■ **Collected data**:
>>>
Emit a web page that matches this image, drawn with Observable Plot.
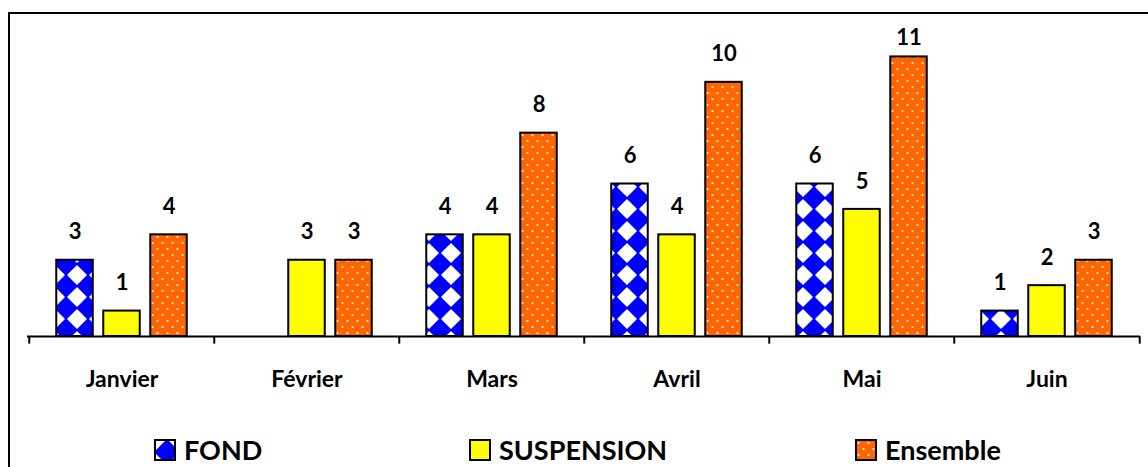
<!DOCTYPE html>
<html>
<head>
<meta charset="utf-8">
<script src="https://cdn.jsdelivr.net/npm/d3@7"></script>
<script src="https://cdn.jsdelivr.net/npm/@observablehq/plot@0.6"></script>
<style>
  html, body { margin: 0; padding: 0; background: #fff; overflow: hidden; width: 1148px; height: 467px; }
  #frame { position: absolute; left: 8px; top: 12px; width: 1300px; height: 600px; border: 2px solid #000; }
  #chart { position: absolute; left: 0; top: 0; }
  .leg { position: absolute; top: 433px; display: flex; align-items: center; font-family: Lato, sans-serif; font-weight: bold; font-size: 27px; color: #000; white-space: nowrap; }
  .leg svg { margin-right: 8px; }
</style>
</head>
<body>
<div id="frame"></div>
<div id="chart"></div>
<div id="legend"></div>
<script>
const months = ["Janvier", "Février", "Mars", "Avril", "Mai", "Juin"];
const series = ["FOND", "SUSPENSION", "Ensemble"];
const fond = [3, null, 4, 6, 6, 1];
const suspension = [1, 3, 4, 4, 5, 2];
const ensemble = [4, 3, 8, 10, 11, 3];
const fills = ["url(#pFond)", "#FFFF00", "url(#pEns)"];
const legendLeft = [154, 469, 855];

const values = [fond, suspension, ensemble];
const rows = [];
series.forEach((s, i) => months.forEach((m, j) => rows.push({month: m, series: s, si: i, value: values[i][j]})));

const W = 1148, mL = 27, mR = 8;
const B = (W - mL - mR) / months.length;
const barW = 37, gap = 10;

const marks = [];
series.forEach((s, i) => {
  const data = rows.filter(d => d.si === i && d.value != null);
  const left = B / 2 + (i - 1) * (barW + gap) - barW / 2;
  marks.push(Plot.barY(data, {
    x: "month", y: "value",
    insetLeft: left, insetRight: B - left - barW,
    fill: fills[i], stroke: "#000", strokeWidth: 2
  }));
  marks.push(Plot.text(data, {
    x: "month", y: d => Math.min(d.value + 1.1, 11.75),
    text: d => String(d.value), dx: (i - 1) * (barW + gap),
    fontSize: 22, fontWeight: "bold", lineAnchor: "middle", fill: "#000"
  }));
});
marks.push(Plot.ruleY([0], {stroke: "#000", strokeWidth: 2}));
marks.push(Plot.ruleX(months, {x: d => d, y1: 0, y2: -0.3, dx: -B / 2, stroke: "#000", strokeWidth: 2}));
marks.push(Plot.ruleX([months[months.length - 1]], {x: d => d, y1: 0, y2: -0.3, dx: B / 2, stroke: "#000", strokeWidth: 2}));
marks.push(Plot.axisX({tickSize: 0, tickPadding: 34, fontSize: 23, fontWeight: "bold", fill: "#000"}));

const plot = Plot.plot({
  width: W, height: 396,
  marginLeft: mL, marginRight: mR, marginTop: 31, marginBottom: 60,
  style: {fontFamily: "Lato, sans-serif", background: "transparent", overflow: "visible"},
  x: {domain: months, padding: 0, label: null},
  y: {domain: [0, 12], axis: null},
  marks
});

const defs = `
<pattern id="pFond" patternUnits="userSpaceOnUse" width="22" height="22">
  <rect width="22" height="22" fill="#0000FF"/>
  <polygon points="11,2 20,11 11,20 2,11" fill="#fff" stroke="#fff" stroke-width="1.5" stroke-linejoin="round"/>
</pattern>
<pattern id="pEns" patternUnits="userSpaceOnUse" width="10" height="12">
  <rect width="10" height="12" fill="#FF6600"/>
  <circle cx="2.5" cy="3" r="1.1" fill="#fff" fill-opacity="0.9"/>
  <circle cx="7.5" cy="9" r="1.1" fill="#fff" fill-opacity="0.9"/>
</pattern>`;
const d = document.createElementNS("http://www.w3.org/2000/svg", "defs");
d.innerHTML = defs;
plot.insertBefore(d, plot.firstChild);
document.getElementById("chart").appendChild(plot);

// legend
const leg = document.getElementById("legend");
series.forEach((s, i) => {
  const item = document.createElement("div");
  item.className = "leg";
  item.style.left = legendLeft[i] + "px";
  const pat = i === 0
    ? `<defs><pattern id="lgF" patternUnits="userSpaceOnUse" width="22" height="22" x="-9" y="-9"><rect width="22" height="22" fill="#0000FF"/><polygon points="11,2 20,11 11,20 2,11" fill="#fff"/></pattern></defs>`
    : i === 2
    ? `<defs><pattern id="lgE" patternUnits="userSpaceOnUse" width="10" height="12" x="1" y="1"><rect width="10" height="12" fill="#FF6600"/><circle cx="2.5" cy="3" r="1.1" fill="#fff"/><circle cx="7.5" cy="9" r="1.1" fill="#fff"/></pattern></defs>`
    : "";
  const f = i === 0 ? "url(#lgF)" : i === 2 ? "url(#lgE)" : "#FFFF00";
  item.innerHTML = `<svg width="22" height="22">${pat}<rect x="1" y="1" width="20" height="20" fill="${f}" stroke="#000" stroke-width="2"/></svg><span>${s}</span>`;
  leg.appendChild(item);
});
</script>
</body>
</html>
<<<
■ **Work to do**:
Except for the pictures, give all the material above again verbatim.

■ **Final answer**:
Emit a web page that matches this image, drawn with Observable Plot.
<!DOCTYPE html>
<html>
<head>
<meta charset="utf-8">
<script src="https://cdn.jsdelivr.net/npm/d3@7"></script>
<script src="https://cdn.jsdelivr.net/npm/@observablehq/plot@0.6"></script>
<style>
  html, body { margin: 0; padding: 0; background: #fff; overflow: hidden; width: 1148px; height: 467px; }
  #frame { position: absolute; left: 8px; top: 12px; width: 1300px; height: 600px; border: 2px solid #000; }
  #chart { position: absolute; left: 0; top: 0; }
  .leg { position: absolute; top: 433px; display: flex; align-items: center; font-family: Lato, sans-serif; font-weight: bold; font-size: 27px; color: #000; white-space: nowrap; }
  .leg svg { margin-right: 8px; }
</style>
</head>
<body>
<div id="frame"></div>
<div id="chart"></div>
<div id="legend"></div>
<script>
const months = ["Janvier", "Février", "Mars", "Avril", "Mai", "Juin"];
const series = ["FOND", "SUSPENSION", "Ensemble"];
const fond = [3, null, 4, 6, 6, 1];
const suspension = [1, 3, 4, 4, 5, 2];
const ensemble = [4, 3, 8, 10, 11, 3];
const fills = ["url(#pFond)", "#FFFF00", "url(#pEns)"];
const legendLeft = [154, 469, 855];

const values = [fond, suspension, ensemble];
const rows = [];
series.forEach((s, i) => months.forEach((m, j) => rows.push({month: m, series: s, si: i, value: values[i][j]})));

const W = 1148, mL = 27, mR = 8;
const B = (W - mL - mR) / months.length;
const barW = 37, gap = 10;

const marks = [];
series.forEach((s, i) => {
  const data = rows.filter(d => d.si === i && d.value != null);
  const left = B / 2 + (i - 1) * (barW + gap) - barW / 2;
  marks.push(Plot.barY(data, {
    x: "month", y: "value",
    insetLeft: left, insetRight: B - left - barW,
    fill: fills[i], stroke: "#000", strokeWidth: 2
  }));
  marks.push(Plot.text(data, {
    x: "month", y: d => Math.min(d.value + 1.1, 11.75),
    text: d => String(d.value), dx: (i - 1) * (barW + gap),
    fontSize: 22, fontWeight: "bold", lineAnchor: "middle", fill: "#000"
  }));
});
marks.push(Plot.ruleY([0], {stroke: "#000", strokeWidth: 2}));
marks.push(Plot.ruleX(months, {x: d => d, y1: 0, y2: -0.3, dx: -B / 2, stroke: "#000", strokeWidth: 2}));
marks.push(Plot.ruleX([months[months.length - 1]], {x: d => d, y1: 0, y2: -0.3, dx: B / 2, stroke: "#000", strokeWidth: 2}));
marks.push(Plot.axisX({tickSize: 0, tickPadding: 34, fontSize: 23, fontWeight: "bold", fill: "#000"}));

const plot = Plot.plot({
  width: W, height: 396,
  marginLeft: mL, marginRight: mR, marginTop: 31, marginBottom: 60,
  style: {fontFamily: "Lato, sans-serif", background: "transparent", overflow: "visible"},
  x: {domain: months, padding: 0, label: null},
  y: {domain: [0, 12], axis: null},
  marks
});

const defs = `
<pattern id="pFond" patternUnits="userSpaceOnUse" width="22" height="22">
  <rect width="22" height="22" fill="#0000FF"/>
  <polygon points="11,2 20,11 11,20 2,11" fill="#fff" stroke="#fff" stroke-width="1.5" stroke-linejoin="round"/>
</pattern>
<pattern id="pEns" patternUnits="userSpaceOnUse" width="10" height="12">
  <rect width="10" height="12" fill="#FF6600"/>
  <circle cx="2.5" cy="3" r="1.1" fill="#fff" fill-opacity="0.9"/>
  <circle cx="7.5" cy="9" r="1.1" fill="#fff" fill-opacity="0.9"/>
</pattern>`;
const d = document.createElementNS("http://www.w3.org/2000/svg", "defs");
d.innerHTML = defs;
plot.insertBefore(d, plot.firstChild);
document.getElementById("chart").appendChild(plot);

// legend
const leg = document.getElementById("legend");
series.forEach((s, i) => {
  const item = document.createElement("div");
  item.className = "leg";
  item.style.left = legendLeft[i] + "px";
  const pat = i === 0
    ? `<defs><pattern id="lgF" patternUnits="userSpaceOnUse" width="22" height="22" x="-9" y="-9"><rect width="22" height="22" fill="#0000FF"/><polygon points="11,2 20,11 11,20 2,11" fill="#fff"/></pattern></defs>`
    : i === 2
    ? `<defs><pattern id="lgE" patternUnits="userSpaceOnUse" width="10" height="12" x="1" y="1"><rect width="10" height="12" fill="#FF6600"/><circle cx="2.5" cy="3" r="1.1" fill="#fff"/><circle cx="7.5" cy="9" r="1.1" fill="#fff"/></pattern></defs>`
    : "";
  const f = i === 0 ? "url(#lgF)" : i === 2 ? "url(#lgE)" : "#FFFF00";
  item.innerHTML = `<svg width="22" height="22">${pat}<rect x="1" y="1" width="20" height="20" fill="${f}" stroke="#000" stroke-width="2"/></svg><span>${s}</span>`;
  leg.appendChild(item);
});
</script>
</body>
</html>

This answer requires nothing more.